DIRECTIVE »
In this exercise, the entries below include pictures. Repeat exactly the lines from the line with "Rebuild this chart" to the line with "import plotly.graph_objects as go", including both, but without the pictures.
— Begin MATERIAL FOR THIS TASK —
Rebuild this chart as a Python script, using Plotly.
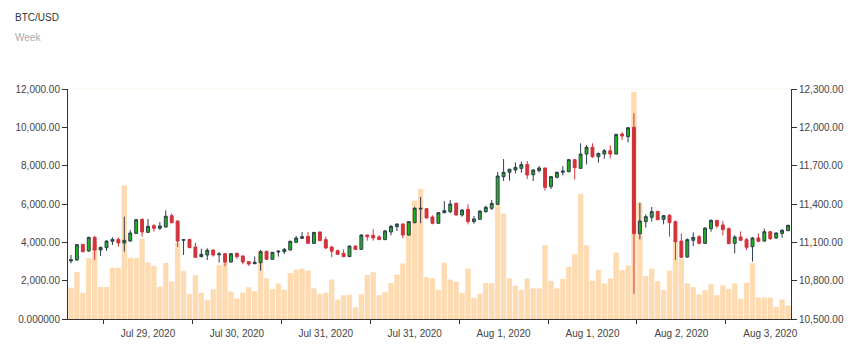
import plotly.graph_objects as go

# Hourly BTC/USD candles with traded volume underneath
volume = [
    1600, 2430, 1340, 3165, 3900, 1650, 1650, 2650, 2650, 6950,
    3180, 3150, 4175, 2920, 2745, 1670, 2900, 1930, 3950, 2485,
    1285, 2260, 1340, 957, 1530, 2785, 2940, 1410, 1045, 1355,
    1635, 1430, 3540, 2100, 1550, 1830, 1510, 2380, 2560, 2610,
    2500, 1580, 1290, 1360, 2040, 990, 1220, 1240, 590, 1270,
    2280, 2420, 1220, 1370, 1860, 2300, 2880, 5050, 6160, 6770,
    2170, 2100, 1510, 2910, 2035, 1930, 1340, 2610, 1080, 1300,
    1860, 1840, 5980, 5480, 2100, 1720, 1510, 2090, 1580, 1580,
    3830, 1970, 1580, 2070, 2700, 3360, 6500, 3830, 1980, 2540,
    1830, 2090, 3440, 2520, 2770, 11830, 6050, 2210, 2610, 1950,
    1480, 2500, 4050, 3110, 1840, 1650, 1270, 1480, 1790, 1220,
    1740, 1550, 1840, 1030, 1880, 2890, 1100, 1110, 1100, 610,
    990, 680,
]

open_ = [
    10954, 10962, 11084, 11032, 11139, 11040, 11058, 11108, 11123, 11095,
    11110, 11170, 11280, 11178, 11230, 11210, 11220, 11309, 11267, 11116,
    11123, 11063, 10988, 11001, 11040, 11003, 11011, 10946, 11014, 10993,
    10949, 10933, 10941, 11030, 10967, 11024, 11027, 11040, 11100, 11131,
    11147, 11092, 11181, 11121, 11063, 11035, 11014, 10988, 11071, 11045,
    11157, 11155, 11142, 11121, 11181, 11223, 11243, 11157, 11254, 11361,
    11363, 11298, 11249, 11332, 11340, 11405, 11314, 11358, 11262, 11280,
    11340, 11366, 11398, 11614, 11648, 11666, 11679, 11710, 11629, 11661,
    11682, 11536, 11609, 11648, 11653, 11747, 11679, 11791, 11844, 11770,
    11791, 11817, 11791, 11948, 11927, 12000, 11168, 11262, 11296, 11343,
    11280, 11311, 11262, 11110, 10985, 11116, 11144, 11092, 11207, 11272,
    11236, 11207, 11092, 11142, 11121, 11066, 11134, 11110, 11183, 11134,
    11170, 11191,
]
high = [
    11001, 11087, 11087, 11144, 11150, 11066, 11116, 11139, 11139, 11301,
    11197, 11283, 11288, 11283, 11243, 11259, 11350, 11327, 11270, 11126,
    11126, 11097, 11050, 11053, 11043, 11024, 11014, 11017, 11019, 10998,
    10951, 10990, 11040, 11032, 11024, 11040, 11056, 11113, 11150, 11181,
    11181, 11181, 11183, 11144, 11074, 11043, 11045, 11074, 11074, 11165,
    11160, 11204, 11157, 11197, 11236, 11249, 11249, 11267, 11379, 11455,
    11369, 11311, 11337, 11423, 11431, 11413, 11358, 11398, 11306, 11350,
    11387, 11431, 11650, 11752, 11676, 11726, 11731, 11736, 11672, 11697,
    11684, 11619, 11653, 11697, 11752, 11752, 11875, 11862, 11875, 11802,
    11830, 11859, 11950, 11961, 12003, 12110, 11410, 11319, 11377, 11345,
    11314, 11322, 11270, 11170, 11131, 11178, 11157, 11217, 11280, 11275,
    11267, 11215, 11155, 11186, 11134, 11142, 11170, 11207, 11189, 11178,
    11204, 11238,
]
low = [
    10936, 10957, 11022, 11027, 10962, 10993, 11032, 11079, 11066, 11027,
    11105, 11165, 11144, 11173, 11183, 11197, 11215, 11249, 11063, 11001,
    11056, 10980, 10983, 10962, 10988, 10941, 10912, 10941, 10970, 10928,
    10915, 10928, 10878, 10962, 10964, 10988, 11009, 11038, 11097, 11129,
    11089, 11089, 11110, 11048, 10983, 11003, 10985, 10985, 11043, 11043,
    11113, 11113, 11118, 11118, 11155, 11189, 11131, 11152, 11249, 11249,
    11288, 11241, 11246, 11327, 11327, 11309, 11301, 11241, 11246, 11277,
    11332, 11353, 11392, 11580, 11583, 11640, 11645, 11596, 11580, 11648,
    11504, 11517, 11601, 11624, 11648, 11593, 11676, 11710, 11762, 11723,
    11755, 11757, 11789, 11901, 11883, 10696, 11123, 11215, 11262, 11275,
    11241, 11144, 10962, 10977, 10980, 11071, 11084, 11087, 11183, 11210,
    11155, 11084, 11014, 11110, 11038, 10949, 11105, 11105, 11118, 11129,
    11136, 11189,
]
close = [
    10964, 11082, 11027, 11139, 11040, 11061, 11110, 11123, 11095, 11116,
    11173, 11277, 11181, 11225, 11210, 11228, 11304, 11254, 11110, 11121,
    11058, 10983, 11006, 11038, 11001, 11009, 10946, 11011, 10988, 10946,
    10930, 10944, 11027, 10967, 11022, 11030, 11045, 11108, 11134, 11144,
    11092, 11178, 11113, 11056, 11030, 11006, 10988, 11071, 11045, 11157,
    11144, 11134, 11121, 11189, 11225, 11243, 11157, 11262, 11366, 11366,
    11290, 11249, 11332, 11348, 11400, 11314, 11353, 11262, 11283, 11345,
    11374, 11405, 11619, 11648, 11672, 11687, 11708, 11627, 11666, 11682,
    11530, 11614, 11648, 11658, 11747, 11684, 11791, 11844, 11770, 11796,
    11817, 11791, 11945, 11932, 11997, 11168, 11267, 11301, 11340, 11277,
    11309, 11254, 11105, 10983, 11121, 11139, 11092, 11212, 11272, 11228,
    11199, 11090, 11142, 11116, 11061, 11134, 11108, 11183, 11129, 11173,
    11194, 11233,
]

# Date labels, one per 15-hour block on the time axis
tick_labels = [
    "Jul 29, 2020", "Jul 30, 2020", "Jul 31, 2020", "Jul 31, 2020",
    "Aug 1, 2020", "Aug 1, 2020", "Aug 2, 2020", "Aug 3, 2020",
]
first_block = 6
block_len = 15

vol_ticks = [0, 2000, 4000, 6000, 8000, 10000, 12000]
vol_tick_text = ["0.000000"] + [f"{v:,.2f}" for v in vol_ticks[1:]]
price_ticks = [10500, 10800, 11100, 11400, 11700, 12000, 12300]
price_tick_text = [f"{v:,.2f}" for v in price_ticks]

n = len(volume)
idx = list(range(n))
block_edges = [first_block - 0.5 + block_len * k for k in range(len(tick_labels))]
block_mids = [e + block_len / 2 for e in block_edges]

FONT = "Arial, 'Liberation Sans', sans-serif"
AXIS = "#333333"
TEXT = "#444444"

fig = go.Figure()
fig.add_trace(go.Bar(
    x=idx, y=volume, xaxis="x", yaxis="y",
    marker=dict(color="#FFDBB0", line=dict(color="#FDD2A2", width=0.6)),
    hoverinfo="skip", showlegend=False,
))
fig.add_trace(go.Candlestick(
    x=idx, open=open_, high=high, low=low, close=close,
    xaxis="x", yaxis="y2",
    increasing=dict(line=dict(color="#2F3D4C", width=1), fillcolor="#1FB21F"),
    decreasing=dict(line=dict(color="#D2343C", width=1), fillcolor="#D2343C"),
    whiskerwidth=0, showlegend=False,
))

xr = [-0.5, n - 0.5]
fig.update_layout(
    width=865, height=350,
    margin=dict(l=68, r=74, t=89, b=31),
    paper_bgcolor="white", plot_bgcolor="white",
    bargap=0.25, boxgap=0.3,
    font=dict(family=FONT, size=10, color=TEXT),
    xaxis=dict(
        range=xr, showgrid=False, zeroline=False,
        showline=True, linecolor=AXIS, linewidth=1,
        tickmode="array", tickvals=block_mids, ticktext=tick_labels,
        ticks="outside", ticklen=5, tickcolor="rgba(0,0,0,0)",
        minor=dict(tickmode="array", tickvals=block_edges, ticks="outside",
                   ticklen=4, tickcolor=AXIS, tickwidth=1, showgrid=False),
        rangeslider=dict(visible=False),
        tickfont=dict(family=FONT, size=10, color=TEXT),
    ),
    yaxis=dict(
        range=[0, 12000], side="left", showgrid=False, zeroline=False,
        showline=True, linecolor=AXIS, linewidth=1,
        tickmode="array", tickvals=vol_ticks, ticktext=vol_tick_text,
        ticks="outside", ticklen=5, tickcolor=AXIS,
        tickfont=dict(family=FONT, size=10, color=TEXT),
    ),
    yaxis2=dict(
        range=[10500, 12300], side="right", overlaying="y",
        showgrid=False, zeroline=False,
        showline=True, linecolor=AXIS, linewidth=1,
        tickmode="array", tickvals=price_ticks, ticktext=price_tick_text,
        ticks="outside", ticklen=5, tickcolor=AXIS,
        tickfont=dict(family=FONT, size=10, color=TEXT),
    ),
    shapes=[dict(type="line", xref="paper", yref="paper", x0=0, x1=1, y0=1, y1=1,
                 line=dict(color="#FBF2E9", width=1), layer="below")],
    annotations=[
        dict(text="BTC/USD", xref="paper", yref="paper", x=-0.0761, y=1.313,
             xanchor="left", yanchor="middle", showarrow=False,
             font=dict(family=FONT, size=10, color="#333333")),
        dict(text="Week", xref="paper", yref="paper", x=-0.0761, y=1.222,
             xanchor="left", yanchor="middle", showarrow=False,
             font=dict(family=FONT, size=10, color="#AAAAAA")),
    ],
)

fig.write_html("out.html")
— End MATERIAL FOR THIS TASK —
— Begin MATERIAL FOR THIS TASK —
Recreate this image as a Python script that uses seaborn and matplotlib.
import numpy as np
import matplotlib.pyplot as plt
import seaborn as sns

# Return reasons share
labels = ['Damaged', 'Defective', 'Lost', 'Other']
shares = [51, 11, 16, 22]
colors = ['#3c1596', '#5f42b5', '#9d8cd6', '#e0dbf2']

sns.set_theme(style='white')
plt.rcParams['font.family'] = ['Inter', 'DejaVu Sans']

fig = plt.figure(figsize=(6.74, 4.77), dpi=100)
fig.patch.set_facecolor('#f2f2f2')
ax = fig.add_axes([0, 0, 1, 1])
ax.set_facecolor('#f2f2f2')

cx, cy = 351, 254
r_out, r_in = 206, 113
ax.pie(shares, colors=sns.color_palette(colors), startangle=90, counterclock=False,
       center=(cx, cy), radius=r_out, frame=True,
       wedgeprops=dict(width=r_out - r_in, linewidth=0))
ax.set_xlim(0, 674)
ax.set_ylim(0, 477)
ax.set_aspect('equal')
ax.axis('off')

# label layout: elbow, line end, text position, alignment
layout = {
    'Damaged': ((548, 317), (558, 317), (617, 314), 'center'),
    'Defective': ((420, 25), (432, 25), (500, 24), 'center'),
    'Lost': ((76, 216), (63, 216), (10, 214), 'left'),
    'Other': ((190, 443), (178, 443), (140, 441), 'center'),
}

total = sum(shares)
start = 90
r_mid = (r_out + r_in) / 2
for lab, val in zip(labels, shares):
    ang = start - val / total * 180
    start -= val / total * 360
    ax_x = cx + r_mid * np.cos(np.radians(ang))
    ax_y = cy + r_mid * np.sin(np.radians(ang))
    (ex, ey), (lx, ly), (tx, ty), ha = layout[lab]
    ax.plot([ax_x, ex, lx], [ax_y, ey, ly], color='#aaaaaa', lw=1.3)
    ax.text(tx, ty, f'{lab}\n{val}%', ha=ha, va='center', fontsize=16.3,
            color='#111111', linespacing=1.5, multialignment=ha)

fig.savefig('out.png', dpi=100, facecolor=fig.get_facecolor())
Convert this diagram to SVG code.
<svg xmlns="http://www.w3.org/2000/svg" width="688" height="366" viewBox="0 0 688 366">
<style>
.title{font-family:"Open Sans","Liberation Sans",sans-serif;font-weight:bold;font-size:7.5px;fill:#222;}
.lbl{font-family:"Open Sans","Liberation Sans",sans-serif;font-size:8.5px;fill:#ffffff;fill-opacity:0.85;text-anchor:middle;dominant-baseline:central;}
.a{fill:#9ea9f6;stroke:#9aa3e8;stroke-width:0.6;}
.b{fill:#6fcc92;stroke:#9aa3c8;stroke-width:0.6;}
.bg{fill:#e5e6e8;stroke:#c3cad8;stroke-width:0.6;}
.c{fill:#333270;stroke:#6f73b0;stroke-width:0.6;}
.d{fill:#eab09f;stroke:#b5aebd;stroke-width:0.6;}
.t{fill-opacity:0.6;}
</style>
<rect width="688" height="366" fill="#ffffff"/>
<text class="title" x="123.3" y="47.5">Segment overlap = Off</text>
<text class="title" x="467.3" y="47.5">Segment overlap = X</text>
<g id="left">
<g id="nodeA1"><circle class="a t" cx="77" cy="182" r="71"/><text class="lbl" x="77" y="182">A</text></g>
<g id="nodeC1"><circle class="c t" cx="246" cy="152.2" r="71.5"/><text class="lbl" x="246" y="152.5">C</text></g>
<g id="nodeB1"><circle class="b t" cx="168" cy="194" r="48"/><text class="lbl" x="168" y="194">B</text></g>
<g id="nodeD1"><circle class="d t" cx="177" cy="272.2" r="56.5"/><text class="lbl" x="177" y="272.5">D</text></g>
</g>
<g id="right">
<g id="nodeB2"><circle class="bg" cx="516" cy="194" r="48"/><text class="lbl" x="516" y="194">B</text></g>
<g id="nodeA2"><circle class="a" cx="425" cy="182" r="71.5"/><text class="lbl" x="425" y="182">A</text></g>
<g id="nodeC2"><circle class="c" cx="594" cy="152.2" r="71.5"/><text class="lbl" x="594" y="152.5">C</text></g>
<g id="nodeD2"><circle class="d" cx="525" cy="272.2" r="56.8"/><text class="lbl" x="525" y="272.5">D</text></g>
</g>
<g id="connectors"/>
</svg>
— End MATERIAL FOR THIS TASK —
— Begin MATERIAL FOR THIS TASK —
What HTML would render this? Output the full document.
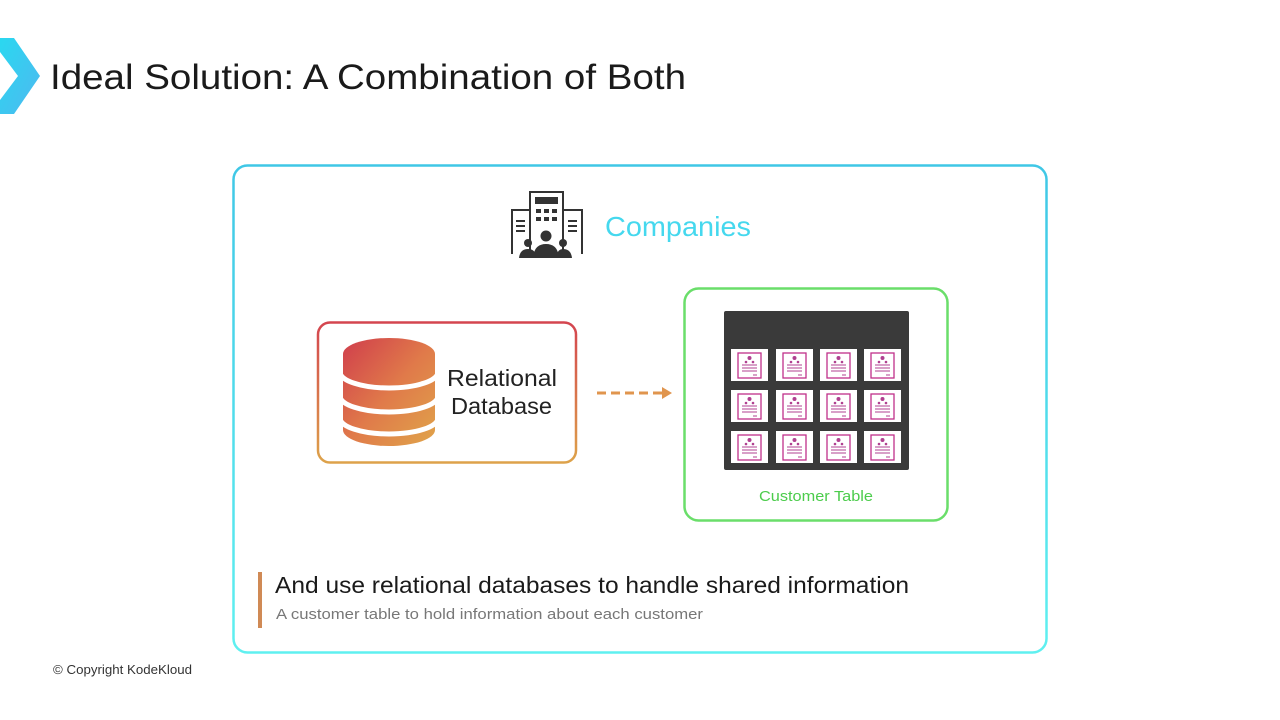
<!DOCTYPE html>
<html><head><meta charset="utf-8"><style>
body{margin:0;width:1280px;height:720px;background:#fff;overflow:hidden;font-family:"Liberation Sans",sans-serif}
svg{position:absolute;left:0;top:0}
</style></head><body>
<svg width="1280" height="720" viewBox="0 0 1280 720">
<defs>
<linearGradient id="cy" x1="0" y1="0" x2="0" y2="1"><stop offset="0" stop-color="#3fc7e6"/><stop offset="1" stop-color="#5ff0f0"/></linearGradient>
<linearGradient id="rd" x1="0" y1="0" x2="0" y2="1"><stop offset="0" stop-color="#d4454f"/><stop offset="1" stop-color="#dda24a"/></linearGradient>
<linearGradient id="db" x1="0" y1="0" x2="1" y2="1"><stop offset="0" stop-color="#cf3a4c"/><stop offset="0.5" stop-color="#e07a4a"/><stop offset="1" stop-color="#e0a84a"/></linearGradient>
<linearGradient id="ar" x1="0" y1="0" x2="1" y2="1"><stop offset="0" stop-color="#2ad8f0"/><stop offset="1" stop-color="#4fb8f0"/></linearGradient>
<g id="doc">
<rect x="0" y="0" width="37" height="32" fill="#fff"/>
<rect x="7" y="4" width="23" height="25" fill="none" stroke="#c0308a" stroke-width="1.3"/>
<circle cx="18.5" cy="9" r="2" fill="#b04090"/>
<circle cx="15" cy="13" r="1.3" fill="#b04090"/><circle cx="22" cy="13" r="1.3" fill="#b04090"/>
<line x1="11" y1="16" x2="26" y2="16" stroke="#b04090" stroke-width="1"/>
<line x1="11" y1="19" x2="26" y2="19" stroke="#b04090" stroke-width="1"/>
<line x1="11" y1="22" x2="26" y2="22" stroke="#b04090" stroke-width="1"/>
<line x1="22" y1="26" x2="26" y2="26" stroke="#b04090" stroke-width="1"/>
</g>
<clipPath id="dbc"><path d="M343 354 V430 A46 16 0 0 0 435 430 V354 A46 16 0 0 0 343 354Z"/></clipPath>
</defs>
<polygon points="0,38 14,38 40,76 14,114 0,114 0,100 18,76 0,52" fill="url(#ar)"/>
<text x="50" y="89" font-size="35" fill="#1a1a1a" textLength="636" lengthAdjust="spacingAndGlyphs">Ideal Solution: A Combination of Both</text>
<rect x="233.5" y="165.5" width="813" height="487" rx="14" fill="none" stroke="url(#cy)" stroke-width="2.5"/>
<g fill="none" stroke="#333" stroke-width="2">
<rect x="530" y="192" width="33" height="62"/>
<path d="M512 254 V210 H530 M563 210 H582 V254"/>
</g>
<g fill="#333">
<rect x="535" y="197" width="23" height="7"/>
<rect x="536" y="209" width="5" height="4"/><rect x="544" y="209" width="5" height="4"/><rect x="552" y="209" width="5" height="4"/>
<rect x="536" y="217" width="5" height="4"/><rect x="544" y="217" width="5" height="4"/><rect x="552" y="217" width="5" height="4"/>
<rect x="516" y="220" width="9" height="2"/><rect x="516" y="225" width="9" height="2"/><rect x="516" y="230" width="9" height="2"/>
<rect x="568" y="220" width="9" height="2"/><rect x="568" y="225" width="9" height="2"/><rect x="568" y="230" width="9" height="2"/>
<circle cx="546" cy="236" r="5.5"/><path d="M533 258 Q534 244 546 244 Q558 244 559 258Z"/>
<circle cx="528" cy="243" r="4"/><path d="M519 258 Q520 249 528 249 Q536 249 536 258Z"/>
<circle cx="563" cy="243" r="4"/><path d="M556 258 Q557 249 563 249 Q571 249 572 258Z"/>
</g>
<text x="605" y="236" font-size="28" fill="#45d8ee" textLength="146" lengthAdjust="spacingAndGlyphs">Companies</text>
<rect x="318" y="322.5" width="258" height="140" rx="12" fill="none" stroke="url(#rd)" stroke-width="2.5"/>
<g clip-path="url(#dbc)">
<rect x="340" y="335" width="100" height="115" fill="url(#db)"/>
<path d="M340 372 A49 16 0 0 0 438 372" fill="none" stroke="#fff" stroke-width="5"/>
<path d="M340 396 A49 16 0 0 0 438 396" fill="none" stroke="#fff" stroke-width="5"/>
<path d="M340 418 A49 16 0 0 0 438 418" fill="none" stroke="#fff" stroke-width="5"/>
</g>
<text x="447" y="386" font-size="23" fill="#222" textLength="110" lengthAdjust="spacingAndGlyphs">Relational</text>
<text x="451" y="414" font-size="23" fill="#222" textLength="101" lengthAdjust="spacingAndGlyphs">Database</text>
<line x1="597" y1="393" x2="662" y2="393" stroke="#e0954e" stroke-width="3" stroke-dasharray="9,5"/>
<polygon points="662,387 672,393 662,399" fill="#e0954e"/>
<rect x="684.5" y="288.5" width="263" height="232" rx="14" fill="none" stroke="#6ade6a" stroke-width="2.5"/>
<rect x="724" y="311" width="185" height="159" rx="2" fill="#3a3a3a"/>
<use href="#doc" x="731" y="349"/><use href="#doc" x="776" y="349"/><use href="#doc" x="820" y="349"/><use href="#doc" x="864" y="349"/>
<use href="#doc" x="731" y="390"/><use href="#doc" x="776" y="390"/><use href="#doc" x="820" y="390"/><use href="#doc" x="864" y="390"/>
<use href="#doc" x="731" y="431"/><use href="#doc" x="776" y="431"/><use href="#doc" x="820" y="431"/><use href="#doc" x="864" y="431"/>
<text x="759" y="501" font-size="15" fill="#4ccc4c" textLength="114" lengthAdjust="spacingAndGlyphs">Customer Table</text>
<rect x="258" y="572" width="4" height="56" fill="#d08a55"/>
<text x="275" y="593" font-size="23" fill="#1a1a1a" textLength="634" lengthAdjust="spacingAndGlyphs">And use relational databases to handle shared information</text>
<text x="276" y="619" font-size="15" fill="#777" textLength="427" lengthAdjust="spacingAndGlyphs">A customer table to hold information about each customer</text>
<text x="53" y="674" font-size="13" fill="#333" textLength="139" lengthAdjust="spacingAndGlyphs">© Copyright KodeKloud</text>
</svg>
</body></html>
— End MATERIAL FOR THIS TASK —
WRITTEN ANSWER »
Rebuild this chart as a Python script, using Plotly.
import plotly.graph_objects as go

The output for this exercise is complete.